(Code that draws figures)
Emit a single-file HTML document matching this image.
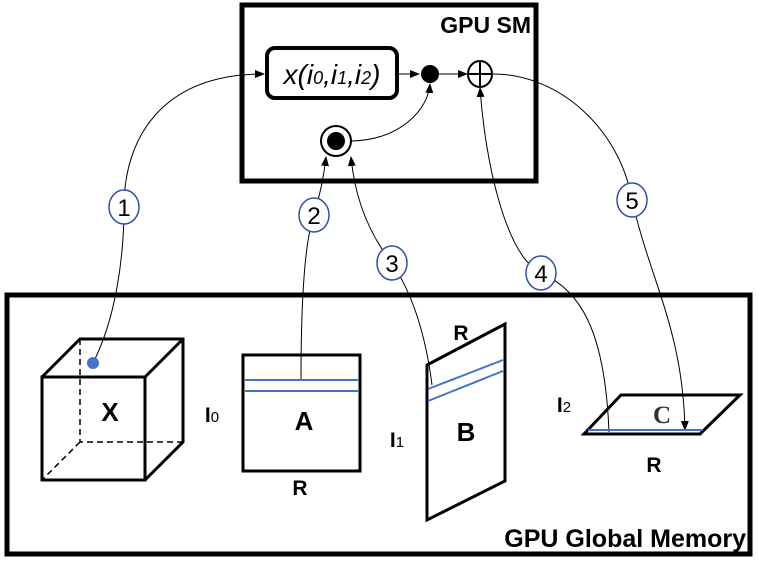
<!DOCTYPE html>
<html><head><style>body{margin:0;background:#fff}svg{display:block}</style></head>
<body>
<svg width="759" height="561" viewBox="0 0 759 561" xmlns="http://www.w3.org/2000/svg" font-family="Liberation Sans, sans-serif">
<defs><marker id="ar" markerWidth="10" markerHeight="10" refX="9" refY="5" orient="auto" markerUnits="userSpaceOnUse"><path d="M0,1 L10,5 L0,9 z" fill="#000"/></marker></defs>
<rect x="242" y="5" width="294" height="176" fill="none" stroke="#000" stroke-width="5"/>
<text x="531" y="33" text-anchor="end" font-weight="bold" font-size="23">GPU SM</text>
<rect x="7" y="295" width="743" height="259" fill="none" stroke="#000" stroke-width="5"/>
<text x="746" y="547" text-anchor="end" font-weight="bold" font-size="25">GPU Global Memory</text>
<rect x="267" y="48" width="130" height="50" rx="8" fill="none" stroke="#000" stroke-width="4"/>
<text x="332" y="84" text-anchor="middle" font-style="italic" font-size="28">x(i<tspan font-size="18">0</tspan>,i<tspan font-size="18">1</tspan>,i<tspan font-size="18">2</tspan>)</text>
<line x1="397" y1="74" x2="419" y2="74" stroke="#000" marker-end="url(#ar)"/>
<circle cx="430" cy="74" r="9" fill="#000"/>
<line x1="439" y1="74" x2="467" y2="74" stroke="#000" marker-end="url(#ar)"/>
<ellipse cx="480" cy="74" rx="12" ry="13" fill="#fff" stroke="#000" stroke-width="2"/>
<line x1="468" y1="74" x2="492" y2="74" stroke="#000" stroke-width="2"/><line x1="480" y1="61" x2="480" y2="87" stroke="#000" stroke-width="2"/>
<circle cx="336" cy="141" r="15" fill="#fff" stroke="#000" stroke-width="2"/><circle cx="336" cy="141" r="9" fill="#000"/>
<g fill="none" stroke="#000" stroke-width="1">
<path d="M93,363 C115,320 124,260 124,207 C124,140 160,74 264,74" marker-end="url(#ar)"/>
<path d="M351,141 C400,140 428,110 430,84" marker-end="url(#ar)"/>
<path d="M301,380 C301,300 305,240 314,215 C320,195 324,175 326,157" marker-end="url(#ar)"/>
<path d="M432,385 C425,330 410,290 392,263 C370,235 355,200 351,157" marker-end="url(#ar)"/>
<path d="M609,432 C605,330 580,290 541,273 C505,255 485,160 480,88" marker-end="url(#ar)"/>
<path d="M493,74 C560,74 620,130 632,200 C650,280 683,330 685,430" marker-end="url(#ar)"/>
</g>
<g fill="#fff" stroke="#2f4f9f" stroke-width="1.5">
<ellipse cx="124" cy="207" rx="15" ry="17"/><ellipse cx="314" cy="215" rx="15" ry="17"/><ellipse cx="392" cy="263" rx="15" ry="17"/><ellipse cx="541" cy="273" rx="15" ry="17"/><ellipse cx="632" cy="200" rx="15" ry="17"/>
</g>
<g font-size="24" text-anchor="middle"><text x="124" y="216">1</text><text x="314" y="224">2</text><text x="392" y="272">3</text><text x="541" y="282">4</text><text x="632" y="209">5</text></g>
<g fill="none" stroke="#000">
<path d="M80,339 L80,442 L183,442 M80,442 L42,480" stroke-dasharray="6,4" stroke-width="1.5"/>
<rect x="42" y="377" width="103" height="103" stroke-width="3"/>
<path d="M42,377 L80,339 L183,339 L183,442 L145,480 M145,377 L183,339" stroke-width="3"/>
<rect x="243" y="355" width="117" height="116" stroke-width="3"/>
<path d="M427,365 L505,324 L505,481 L427,520 Z" stroke-width="3"/>
<path d="M584,434 L621,395 L740,395 L700,434 Z" stroke-width="3"/>
</g>
<circle cx="93" cy="363" r="6" fill="#4472c4"/>
<g stroke="#4472c4" stroke-width="2">
<line x1="245" y1="380" x2="358" y2="380"/><line x1="245" y1="391" x2="358" y2="391"/>
<line x1="428" y1="389" x2="503" y2="360"/><line x1="428" y1="401" x2="503" y2="371"/>
<line x1="588" y1="430" x2="703" y2="430"/>
</g>
<g font-weight="bold" font-size="26" text-anchor="middle">
<text x="110" y="421">X</text><text x="304" y="430">A</text><text x="466" y="441">B</text>
<text x="300" y="495" font-size="21">R</text><text x="461" y="340" font-size="21">R</text><text x="654" y="472" font-size="21">R</text>
<text x="212" y="422" font-size="21">I<tspan font-size="15" font-weight="normal">0</tspan></text>
<text x="397" y="447" font-size="21">I<tspan font-size="15" font-weight="normal">1</tspan></text>
<text x="564" y="412" font-size="21">I<tspan font-size="15" font-weight="normal">2</tspan></text>
</g>
<text x="662" y="423" text-anchor="middle" font-family="Liberation Serif, serif" font-weight="bold" font-size="25" fill="#333">C</text>
</svg>
</body></html>
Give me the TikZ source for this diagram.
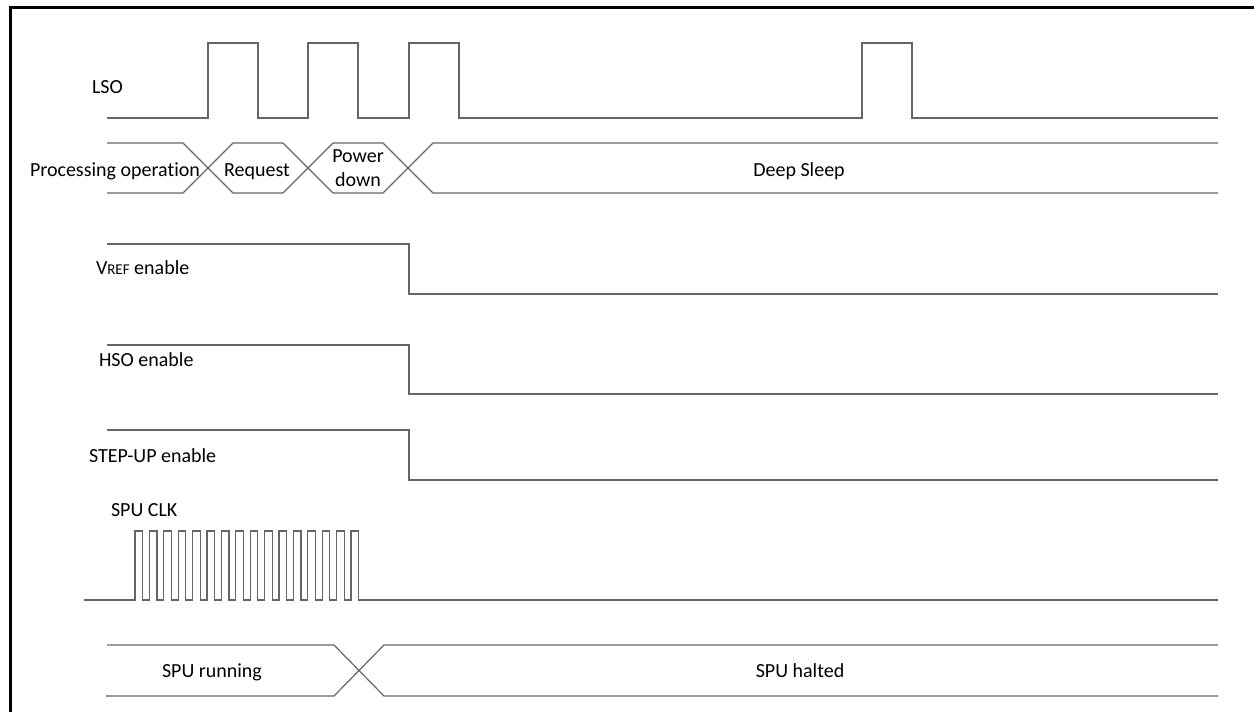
\documentclass[tikz,border=0pt]{standalone}
\usepackage{fontspec}
\setmainfont{Carlito}[Ligatures={NoCommon}]
\usepackage{tikz}

\begin{document}
\begin{tikzpicture}[x=1pt,y=1pt]
\useasboundingbox (0,0) rectangle (1254,712);

\definecolor[named]{wave}{gray}{0.40}
\tikzset{sig/.style={color=wave, line width=1.2pt, line join=miter},
  lbl/.style={font=\fontsize{20}{24}\selectfont}}

% frame
\draw[line width=3pt] (10,0) -- (10,704) -- (1254,704);

% LSO
\draw[sig] (107,594) -- (208,594) -- (208,669) -- (258,669) -- (258,594)
  -- (308,594) -- (308,669) -- (358,669) -- (358,594)
  -- (409,594) -- (409,669) -- (459,669) -- (459,594)
  -- (862,594) -- (862,669) -- (912,669) -- (912,594) -- (1218,594);

% state bus
\draw[sig] (107,569) -- (183,569) -- (233,519) -- (283,519) -- (333,569)
  -- (383,569) -- (433,519) -- (1218,519);
\draw[sig] (107,519) -- (183,519) -- (233,569) -- (283,569) -- (333,519)
  -- (383,519) -- (433,569) -- (1218,569);

% enables
\draw[sig] (107,468) -- (409,468) -- (409,418) -- (1218,418);
\draw[sig] (107,367) -- (409,367) -- (409,318) -- (1218,318);
\draw[sig] (107,282) -- (409,282) -- (409,232) -- (1218,232);

% SPU CLK
\draw[sig] (84,112) foreach \i in {0,...,15} {
  -- ({135+14.4*\i},112) -- ++(0,69) -- ++(7.6,0) -- ++(0,-69)} -- (1218,112);

% SPU bus
\draw[sig] (107,67) -- (334,67) -- (384,16) -- (1218,16);
\draw[sig] (106,16) -- (334,16) -- (384,67) -- (1218,67);

% labels
\begin{scope}[anchor=base west, inner sep=0pt, outer sep=0pt]
\node[lbl] (lso) at (92,618) {LSO};
\node[lbl] (vref) at (96,437) {V{\fontsize{15}{18}\selectfont REF} enable};
\node[lbl] (hso) at (99,345) {HSO enable};
\node[lbl] (stepup) at (89,249) {STEP-UP enable};
\node[lbl] (spuclk) at (111,195) {SPU CLK};
\end{scope}

\begin{scope}[anchor=base, inner sep=0pt, outer sep=0pt]
\node[lbl] (proc) at (115,535) {Processing operation};
\node[lbl] (req) at (257,535) {Request};
\node[lbl] (pwr) at (358,549) {Power};
\node[lbl] (down) at (358,525) {down};
\node[lbl] (sleep) at (799,535) {Deep Sleep};
\node[lbl] (spurun) at (212,34) {SPU running};
\node[lbl] (spuhalt) at (800,34) {SPU halted};
\end{scope}

\end{tikzpicture}
\end{document}
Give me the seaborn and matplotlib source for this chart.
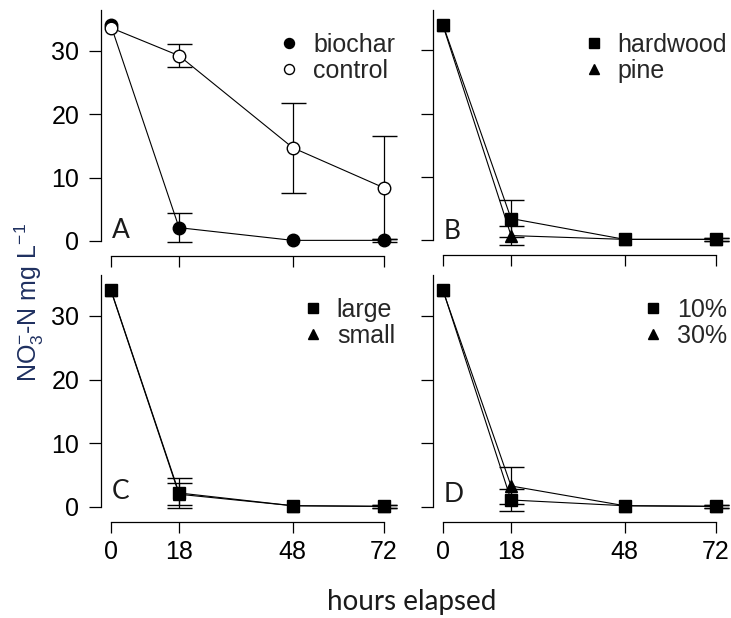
import numpy as np
import pandas as pd
import matplotlib
matplotlib.use("Agg")
import matplotlib.pyplot as plt
from matplotlib.lines import Line2D
import seaborn as sns

# Sampling times (hours elapsed)
hours = [0, 18, 48, 72]

# Panel A: biochar vs. control
biochar = [34.0, 2.1, 0.1, 0.1]
biochar_se = [0.0, 2.3, 0.0, 0.2]
control = [33.6, 29.2, 14.7, 8.4]
control_se = [0.0, 1.8, 7.1, 8.1]

# Panel B: feedstock
hardwood = [34.1, 3.4, 0.1, 0.1]
hardwood_se = [0.0, 2.9, 0.0, 0.2]
pine = [34.0, 0.7, 0.1, 0.1]
pine_se = [0.0, 1.5, 0.0, 0.2]

# Panel C: particle size
large = [34.1, 2.2, 0.2, 0.1]
large_se = [0.0, 2.4, 0.0, 0.2]
small = [34.0, 2.0, 0.2, 0.1]
small_se = [0.0, 1.7, 0.0, 0.2]

# Panel D: application rate
rate10 = [34.1, 1.1, 0.2, 0.1]
rate10_se = [0.0, 1.7, 0.0, 0.2]
rate30 = [34.0, 3.3, 0.2, 0.1]
rate30_se = [0.0, 2.9, 0.0, 0.2]

y_ticks = [0, 10, 20, 30]
panel_letters = ["A", "B", "C", "D"]

sns.set_style("ticks")
plt.rcParams["font.family"] = ["Liberation Sans", "DejaVu Sans"]
plt.rcParams["mathtext.fontset"] = "custom"
plt.rcParams["mathtext.rm"] = "Liberation Sans"
plt.rcParams["mathtext.it"] = "Liberation Sans:italic"

W, H = 731, 618
fig = plt.figure(figsize=(W / 100, H / 100), dpi=100)

XMIN, XMAX = -2.6, 75.0
YMAX = 36.4


def px_axes(left, top, right, bottom):
    return fig.add_axes([left / W, 1 - bottom / H, (right - left) / W, (bottom - top) / H])


axes = [
    px_axes(101, 10, 395, 241),
    px_axes(433, 10, 727, 240),
    px_axes(101, 275, 395, 507),
    px_axes(433, 275, 727, 507),
]

panels = [
    [("biochar", biochar, biochar_se, "o", "black", 9),
     ("control", control, control_se, "o", "white", 9)],
    [("pine", pine, pine_se, "^", "black", 9),
     ("hardwood", hardwood, hardwood_se, "s", "black", 8.5)],
    [("small", small, small_se, "^", "black", 9),
     ("large", large, large_se, "s", "black", 8.5)],
    [("10%", rate10, rate10_se, "s", "black", 8.5),
     ("30%", rate30, rate30_se, "^", "black", 9)],
]
legend_order = [["biochar", "control"], ["hardwood", "pine"], ["large", "small"], ["10%", "30%"]]
letter_pos = [(0.3, 1.7), (0.3, 1.4), (0.3, 2.5), (0.3, 1.9)]

for i, (ax, series) in enumerate(zip(axes, panels)):
    handles = {}
    for name, vals, se, mk, face, ms in series:
        df = pd.DataFrame({"hours": hours, "nitrate": vals})
        sns.lineplot(data=df, x="hours", y="nitrate", ax=ax, color="black",
                     linewidth=0.8, marker=mk, markersize=ms,
                     markerfacecolor=face, markeredgecolor="black",
                     markeredgewidth=1.0, clip_on=False, zorder=3)
        xs = [h for h, s in zip(hours, se) if s > 0]
        ys = [v for v, s in zip(vals, se) if s > 0]
        es = [s for s in se if s > 0]
        ax.errorbar(xs, ys, yerr=es, fmt="none", ecolor="black",
                    elinewidth=0.9, capsize=9, capthick=1.0, clip_on=False, zorder=2)
        handles[name] = Line2D([], [], linestyle="none", marker=mk, markersize=ms * 0.8,
                               markerfacecolor=face, markeredgecolor="black",
                               markeredgewidth=1.0)
    order = legend_order[i]
    ax.legend([handles[n] for n in order], order, loc="upper right",
              bbox_to_anchor=(1.0, 0.902), frameon=False, fontsize=18,
              handlelength=0.8, handletextpad=0.55, labelspacing=0.08,
              borderpad=0.0, borderaxespad=0.0)

    ax.set_xlim(XMIN, XMAX)
    ax.set_ylim(0, YMAX)
    ax.set_xticks(hours)
    ax.set_yticks(y_ticks)
    ax.spines["top"].set_visible(False)
    ax.spines["right"].set_visible(False)
    ax.spines["bottom"].set_position(("outward", 11))
    ax.spines["bottom"].set_bounds(0, 72)
    ax.spines["left"].set_bounds(0, YMAX)
    for sp in ("left", "bottom"):
        ax.spines[sp].set_linewidth(0.9)
        ax.spines[sp].set_color("black")
    ax.tick_params(axis="y", direction="out", length=8.5, width=0.9, pad=7,
                   labelsize=18, colors="black")
    ax.tick_params(axis="x", direction="out", length=8, width=0.9, pad=5,
                   labelsize=18, colors="black")
    if i in (1, 3):
        ax.tick_params(axis="y", labelleft=False)
    if i in (0, 1):
        ax.tick_params(axis="x", labelbottom=False)
    ax.set_xlabel("")
    ax.set_ylabel("")
    lx, ly = letter_pos[i]
    ax.text(lx, ly, panel_letters[i], fontsize=19, family=["Lato", "DejaVu Sans"],
            color="#1a1a1a", ha="left", va="center")

fig.text(29 / W, 1 - 303 / H, r"NO$_3^{-}$-N mg L$^{-1}$", rotation=90,
         ha="center", va="center", fontsize=18, color="#1f3060")
fig.text(412 / W, 1 - 602 / H, "hours elapsed", ha="center", va="center",
         fontsize=20, family=["Lato", "DejaVu Sans"], color="#1a1a1a")

fig.savefig("out.png", dpi=100, facecolor="white")
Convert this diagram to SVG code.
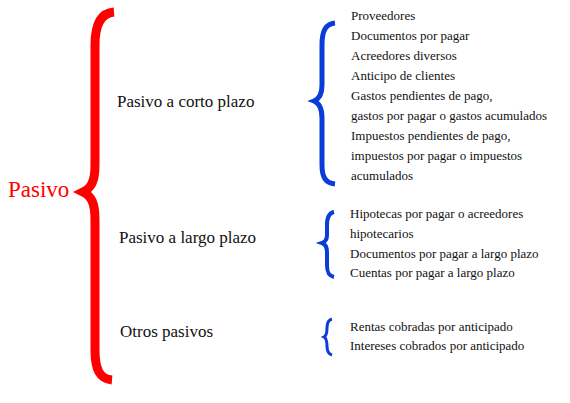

* Work to do: Among the entries above, how many lines hold the string "seaborn"? Respond with nothing but the number.

* Answer to the exercise: 2